Serbian politician and lawyer

Stevan Branovački

Stevan Branovački (13 June 1804 – 8 February 1880) was a Serbian lawyer, politician, mayor of Novi Sad, president of Matica Srpska and one of the founders of the Serbian National Theater.

== Biography ==
A descendant of the Branovački family from Senta, he was born on 13 June 1804 in Senta, where he finished primary school, as well as the first grade of high school, with a private Hungarian tutor. He finished the second grade of high school in Subotica, and completed his secondary education in Baja and Szeged, where he also studied philosophy, and law in Požun. After graduating in 1826, he served in the Bačka district in Stari Bečej, then in 1828 at the Royal Table in Budapest, where he passed the bar exam with excellent results. After that, he opened a law office in Senta.

Between 1842 and 1848, Branovački was a deputy senator in the magistracy of the Potisk district. In 1848, he was elected the district chief of the Solgabir family, which was the first choice in Bačka County for this title from the ranks of people who were not nobles. He spent the year 1849 in Zemun and Belgrade, and in 1850 he became the district commissioner, and then the last captain at the Serbian repression district in Bačka. After the cessation of the existence of this district in 1857, he became a district judge in Novi Sad.

In 1851, he came to Novi Sad, where he worked as a lawyer, judge, and Member of Parliament.

In 1861, he was elected a member of the Hungarian Parliament,
and also in 1865, and on that occasion, he was elected to the first Hungarian delegation, and in 1869 he was elected mayor of Novi Sad. He did a lot for the urban development of the city. In 1872 and 1875, he was a member of the Serbian National Church and People's Assembly in Sremski Karlovci. At the assembly in 1875, under his presidency, the patriarch was elected. He was one of the founders of the Serbian National Theater, a participant in the founding of the Society for the Serbian National Theater (1861), and the first president of that society (1861-1868).

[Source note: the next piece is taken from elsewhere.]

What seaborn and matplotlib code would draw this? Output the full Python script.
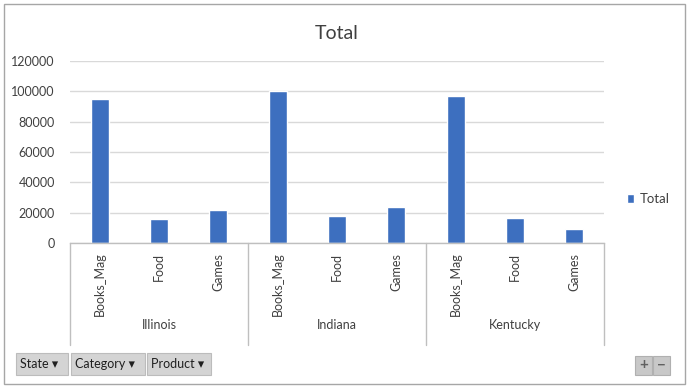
import pandas as pd
import numpy as np
import matplotlib.pyplot as plt
import seaborn as sns
from matplotlib.patches import Rectangle

states = ['Illinois', 'Indiana', 'Kentucky']
products = ['Books_Mag', 'Food', 'Games']
illinois = [95000, 16000, 22000]
indiana = [100000, 18000, 23500]
kentucky = [97000, 16500, 9500]
yticks = [0, 20000, 40000, 60000, 80000, 100000, 120000]

rows = []
for st, vals in zip(states, [illinois, indiana, kentucky]):
    for p, v in zip(products, vals):
        rows.append({'key': st + '|' + p, 'State': st, 'Product': p, 'Total': v})
data = pd.DataFrame(rows)

sns.set_style('white')
plt.rcParams['font.family'] = ['Lato', 'DejaVu Sans']

W, H = 690, 386
fig = plt.figure(figsize=(W / 100, H / 100), dpi=100)
fig.patch.set_facecolor('white')

# plot area in pixels: left 70, right 604, top 61, bottom 243
ax = fig.add_axes([70 / W, 1 - 243 / H, 534 / W, 182 / H])
sns.barplot(data=data, x='key', y='Total', order=list(data['key']), color='#3d6fbf',
            saturation=1, width=0.3, label='Total', ax=ax)

ax.set_ylim(0, 120000)
ax.set_xlim(-0.5, len(data) - 0.5)
ax.set_yticks(yticks)
ax.set_yticklabels([str(t) for t in yticks], fontsize=9, color='#404040')
ax.set_xticks(range(len(data)))
ax.set_xticklabels(data['Product'], rotation=90, fontsize=9, color='#404040')
ax.tick_params(axis='both', length=0, pad=7)
ax.tick_params(axis='y', pad=11)
ax.set_xlabel('')
ax.set_ylabel('')
ax.yaxis.grid(True, color='#d9d9d9', linewidth=1)
ax.set_axisbelow(True)
for s in ['left', 'right', 'top']:
    ax.spines[s].set_visible(False)
ax.spines['bottom'].set_color('#bfbfbf')
ax.spines['bottom'].set_linewidth(1)

# state grouping lines and labels
trans = ax.get_xaxis_transform()
for b in [-0.5, 2.5, 5.5, 8.5]:
    ax.plot([b, b], [0, -0.56], transform=trans, color='#bfbfbf', linewidth=1, clip_on=False)
for i, st in enumerate(states):
    ax.text(i * 3 + 1, -0.45, st, transform=trans, ha='center', va='center',
            fontsize=9, color='#404040')

ax.set_title('Total', fontsize=14, color='#404040', pad=16)

leg = ax.legend(loc='center left', bbox_to_anchor=(1.02, 0.24), frameon=False,
                fontsize=9.5, handlelength=0.6, handleheight=0.6, handletextpad=0.4)
for t in leg.get_texts():
    t.set_color('#404040')

# chart border
fig.patches.append(Rectangle((4 / W, 1 - 384 / H), 681 / W, 380 / H, transform=fig.transFigure,
                             fill=False, edgecolor='#a6a6a6', linewidth=1))

# field buttons
buttons = [('State \u25BE', 16, 52), ('Category \u25BE', 71, 74), ('Product \u25BE', 147, 64)]
for label, x0, w in buttons:
    fig.patches.append(Rectangle((x0 / W, 1 - 375 / H), w / W, 22 / H, transform=fig.transFigure,
                                 facecolor='#d4d4d4', edgecolor='#bcbcbc', linewidth=0.8))
    fig.text((x0 + 4) / W, 1 - 364 / H, label, ha='left', va='center', fontsize=9, color='#202020')

for sym, x0 in [('+', 635), ('\u2212', 653)]:
    fig.patches.append(Rectangle((x0 / W, 1 - 375 / H), 17 / W, 19 / H, transform=fig.transFigure,
                                 facecolor='#c8c8c8', edgecolor='#b0b0b0', linewidth=0.8))
    fig.text((x0 + 8.5) / W, 1 - 365.5 / H, sym, ha='center', va='center', fontsize=11,
             color='#606060', fontweight='bold')

plt.savefig('out.png', dpi=100)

He was the president of the Serbian church community in Novi Sad (1868-1872) and one of the patrons of the high school. For several years, beginning in 1868, he was president of the First Commercial and Craft Bank.

He was first elected in 1867, and from 1872 until the end of his life he was the president of the permanent Matica Srpska, the oldest Serbian literary, cultural, and scientific institution. In Novi Sad, he lived in Lebarska Street (today it is called Svetozar Miletić Street No. 8).

He was not inclined to write — only a few parliamentary speeches and interpellations remained from him, which is why he was called the Serbian Cato.

The tombstone of Stevan Branovoački, at the Uspek Cemetery in Novi Sad, is a protected cultural monument, registered in 1968.

== Notes ==
He was born on June 1 according to the Julian calendar.